Many tech companies these days are excited about product-led growth. And rightfully so. When a product-led growth (PLG) strategy is executed well, your product sells itself, leaving your teams with more time and resources to focus on the end user.
If you’re a user of any successful product-led growth product, chances are you didn’t hear about them through a cold call. You may not have even heard about the product before you started using it. Products in this category tend to grow through the power of word-of-mouth or social virality rather than via traditional marketing and sales channels. But that’s not the only thing they have in common.

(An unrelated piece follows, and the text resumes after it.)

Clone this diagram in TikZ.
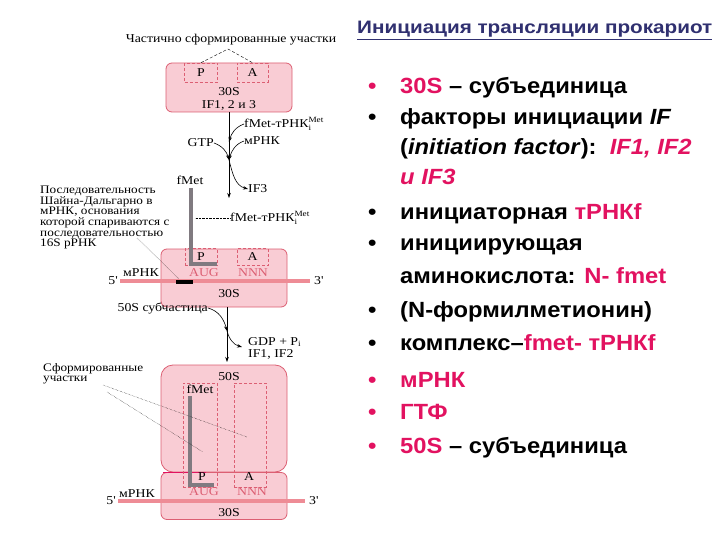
\documentclass[tikz,border=0pt]{standalone}
\usepackage{fontspec}
\setmainfont{Liberation Serif}
\setsansfont{Liberation Sans}
\newfontfamily\scanfont{Liberation Serif}[FakeStretch=1.15]
\newfontfamily\slidefont{Liberation Sans}[FakeStretch=1.08]
\newfontfamily\titlefont{Liberation Sans}[FakeStretch=1.15]
\usetikzlibrary{positioning}
\usetikzlibrary{arrows.meta}
\definecolor{ribofill}{RGB}{249,204,212}
\definecolor{ribodraw}{RGB}{220,95,115}
\definecolor{mrnacol}{RGB}{238,140,150}
\definecolor{hot}{RGB}{226,18,96}
\definecolor{navy}{RGB}{48,48,112}
\definecolor{trnacol}{RGB}{128,122,128}
\newcommand{\trnai}{тРНК$^{\mbox{\fontsize{8}{8}\selectfont Met}}_{\mbox{\fontsize{8}{8}\selectfont i}}$}

\begin{document}
\begin{tikzpicture}[x=1pt, y=-1pt, font=\scanfont\fontsize{12}{12}\selectfont]
    % Styles:
    \tikzset{subunit/.style={draw=ribodraw, fill=ribofill, line width=0.8pt, rounded corners=6pt}}
    \tikzset{site/.style={draw=ribodraw, line width=0.6pt, dash pattern=on 3pt off 2pt}}
    \tikzset{rnaline/.style={mrnacol, line width=4.5pt}}
    \tikzset{trnaL/.style={trnacol, line width=4pt}}
    \tikzset{flow/.style={-{Stealth[length=5pt, width=3.5pt]}, line width=0.6pt}}
    \tikzset{codon/.style={text=ribodraw, inner sep=0pt}}
    \tikzset{lbl/.style={inner sep=0pt}}
    \tikzset{note/.style={inner sep=0pt, anchor=north west, align=left, font=\scanfont\fontsize{11.5}{10.6}\selectfont}}
    \tikzset{point/.style={anchor=base west, inner sep=0pt, font=\slidefont\bfseries\fontsize{22}{24}\selectfont}}

    % Canvas:
    \fill[white] (0,0) rectangle (720,540);
    \useasboundingbox (0,0) rectangle (720,540);

    % Top complex (30S + IF):
    \node[subunit, minimum width=126pt, minimum height=49pt] (rib1) at (229,87.5) {};
    \node[site, minimum width=33pt, minimum height=19pt] (p1) at (201,72.5) {P};
    \node[site, minimum width=31pt, minimum height=19pt] (a1) at (252.5,72.5) {A};
    \node[lbl] (s30a) at (229,92) {30S};
    \node[lbl] (if123) [below = 4pt of s30a] {IF1, 2 и 3};
    \node[lbl] (partial) at (231,40) {Частично сформированные участки};
    \coordinate (peak) at (228,49);
    \draw[densely dashed, thin] (p1.north) -- (peak) -- (a1.north);

    % First step:
    \coordinate (j1) at (229,142);
    \coordinate (j2) at (229,160);
    \coordinate (end1) at (229,198);
    \node[lbl, anchor=west] (ftrna) at (244,124) {fMet-\trnai};
    \node[lbl, anchor=west] (mrna1) at (244,141) {мРНК};
    \node[lbl, anchor=east] (gtp) at (214,143) {GTP};
    \node[lbl, anchor=west] (if3) at (248,189) {IF3};
    \draw[flow] (rib1.south) -- (end1);
    \draw[flow] (ftrna.west) to[out=200, in=75] (j1);
    \draw[flow] (mrna1.west) to[out=200, in=75] (j2);
    \draw[flow] (gtp.east) to[out=-20, in=105] (j2);
    \draw[flow] (j2) to[out=-75, in=165] (if3.west);

    % Middle complex (30S initiation complex):
    \node[subunit, minimum width=126pt, minimum height=58pt] (rib2) at (224,278) {};
    \node[site, minimum width=32pt, minimum height=17pt] (p2) at (201,257) {P};
    \node[site, minimum width=31pt, minimum height=17pt] (a2) at (252.5,257) {A};
    \node[codon] (aug2) at (204,273) {AUG};
    \node[codon] (nnn2) at (253,273) {NNN};
    \coordinate (r2a) at (120,281);
    \coordinate (r2b) at (310,281);
    \draw[rnaline] (r2a) -- (r2b);
    \draw[line width=4pt] (176,282) -- (193,282);
    \coordinate (sd) at (179,279);
    \node[lbl, anchor=east] (five2) at (r2a) {5'\,};
    \node[lbl, anchor=west] (three2) at (r2b) {\,\,3'};
    \node[lbl] (mrna2) at (141,273) {мРНК};
    \node[lbl] (s30b) at (229,294) {30S};
    \draw[trnaL] (191,188) -- (191,264) -- (217,264);
    \node[lbl] (fmet2) at (190,180) {fMet};
    \node[lbl, anchor=west] (ftrna2) at (230,218) {fMet-\trnai};
    \coordinate (tr2) at (195,218);
    \draw[densely dotted] (ftrna2.west) -- (tr2);
    \node[note] (sdtext) at (40,186)
        {Последовательность\\Шайна-Дальгарно в\\мРНК, основания\\которой спариваются с\\последовательностью\\16S рРНК};
    \coordinate (sdfrom) at (137,238);
    \draw[densely dotted] (sdfrom) -- (sd);

    % Second step:
    \coordinate (top2) at (227,307);
    \coordinate (j3) at (227,331);
    \coordinate (end2) at (227,362);
    \node[lbl, anchor=east] (s50lbl) at (208,308) {50S субчастица};
    \node[lbl, anchor=north west, align=left, font=\scanfont\fontsize{12}{12}\selectfont] (gdp) at (248,337) {GDP + P$_{\mbox{\fontsize{8}{8}\selectfont i}}$\\IF1, IF2};
    \draw[flow] (top2) -- (end2);
    \draw[flow] (s50lbl.east) to[out=-15, in=105] (j3);
    \draw[flow] (j3) to[out=-75, in=165] (242,347);

    % Bottom complex (70S):
    \node[subunit, rounded corners=12pt, minimum width=126pt, minimum height=107pt] (rib50) at (224,418.5) {};
    \node[subunit, minimum width=126pt, minimum height=47pt] (rib3) at (224,496) {};
    \draw[hot, line width=0.8pt] (163,472.5) -- (206,472.5);
    \node[site, minimum width=34pt, minimum height=104pt] (p3) at (200,435) {};
    \node[site, minimum width=32pt, minimum height=104pt] (a3) at (250,435) {};
    \node[lbl] (s50) at (229,377) {50S};
    \node[lbl] (fmet3) at (200,389) {fMet};
    \draw[trnaL] (190,396) -- (190,485) -- (214,485);
    \node[lbl] (pp3) at (202,477) {P};
    \node[lbl] (aa3) at (249,477) {A};
    \node[codon] (aug3) at (204,492) {AUG};
    \node[codon] (nnn3) at (252,492) {NNN};
    \coordinate (r3a) at (118,501);
    \coordinate (r3b) at (305,501);
    \draw[rnaline] (r3a) -- (r3b);
    \node[lbl, anchor=east] (five3) at (r3a) {5'\,};
    \node[lbl, anchor=west] (three3) at (r3b) {\,\,3'};
    \node[lbl] (mrna3) at (137,494) {мРНК};
    \node[lbl] (s30c) at (229,513) {30S};
    \node[note] (formed) at (43,363) {Сформированные\\участки};
    \coordinate (f1) at (103,385);
    \coordinate (f2) at (107,392);
    \draw[densely dotted] (f1) -- (247,437);
    \draw[densely dotted] (f2) -- (203,452);

    % Right: title and points
    \node[anchor=base west, inner sep=0pt, text=navy, font=\titlefont\bfseries\fontsize{18}{20}\selectfont] (title) at (357,34)
        {\underline{Инициация трансляции прокариот}};
    \foreach \y/\c in {94/hot, 125/black, 219/black, 251/black, 317/black, 350/black, 387/hot, 419/hot, 453/hot}
        \node[point, text=\c] (b\y) at (368,\y) {•};
    \node[point] (t1) at (400,94) {{\color{hot}30S} – субъединица};
    \node[point] (t2) at (400,125) {факторы инициации \textit{IF}};
    \node[point] (t3) at (400,155) {(\textit{initiation factor}):\ \ {\color{hot}\textit{IF1, IF2}}};
    \node[point] (t4) at (400,185) {{\color{hot}\textit{и IF3}}};
    \node[point] (t5) at (400,219) {инициаторная {\color{hot}тРНКf}};
    \node[point] (t6) at (400,251) {инициирующая};
    \node[point] (t7) at (400,283) {аминокислота: {\color{hot}N- fmet}};
    \node[point] (t8) at (400,317) {(N-формилметионин)};
    \node[point] (t9) at (400,350) {комплекс–{\color{hot}fmet- тРНКf}};
    \node[point, text=hot] (t10) at (400,387) {мРНК};
    \node[point, text=hot] (t11) at (400,419) {ГТФ};
    \node[point] (t12) at (400,453) {{\color{hot}50S} – субъединица};
\end{tikzpicture}
\end{document}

According to Blake Bartlett of Openview Ventures, product-led growth companies share a few key characteristics:
Virality: Product-led growth companies grow by word-of-mouth or by encouraging sharing within the product. Think about the first time you invited someone into Slack to chat or booked a meeting via someone’s Calendly link If you hadn’t heard of Calendly before, you became a user through a product-led growth model.
Value before money: Many product-led growth companies offer a free trial for a limited period or freemium business model so users can receive value from the product before paying for it. Users are much more willing to pay for a product once they understand how they benefit from it and may be more inclined to tell their friends and colleagues about it as well.
Deliver value quickly: These companies deliver value to users quickly. Since most product-led growth companies rely on social sharing to grow their user base, this is even more important because it increases the chance that they will tell a friend and create a viral loop.
Frictionless sign-up: Product-led growth companies make it simple and hassle-free for you to sign up for their product. They tend to use methods such as single-sign-on or even simply asking for the bare minimum information before you can get your hands on the product and get value from it.
they understand how they benefit from it and may be more inclined to tell their friends and colleagues about it as well.
End-user focus: PLG companies take a bottom-up approach to growth. The customer is no longer the key stakeholder, but the end user. By focusing on the person with a problem that needs to be solved, product-led growth companies are able to spread much faster. Aren’t you more likely to tell everyone you know about that new product that solved your file-sharing woes than a product that increases ROI?
Calendly Case study
Along with companies such as SurveyMonkey and Slack, Calendly is a good example of a company that has adopted a product-led growth strategy. The API based meeting scheduling software was birthed to solve the day-to-day problem of time-consuming back and forth faffing just to schedule a meeting.
So, what has propelled Calendly to go viral during its almost decade-long existence? Calendly can’t exist with just one user. A single user can’t do anything on their own using the platform. But when they send their meeting link to someone else and the other person schedules a meeting, both parties receive value. The inherently collaborative nature of this product creates a “viral loop of value.”
Every time a Calendly user sends a meeting invitation link, they are both using and promoting the product. Let’s say ‘User A’ sends a meeting link to someone who has never heard of Calendly. The recipient (‘User B’) then clicks on the link and is immediately presented with Calendly branding. User B then uses the link to book a meeting with User A and sees how simple it. He starts using it, sending people his Calendly link. They start using it. And so on and so on.
Through this viral loop, Calendly can acquire new users without any additional effort. They may have acquired user A through traditional sales and marketing means, and let the product take it from there. That’s viral growth!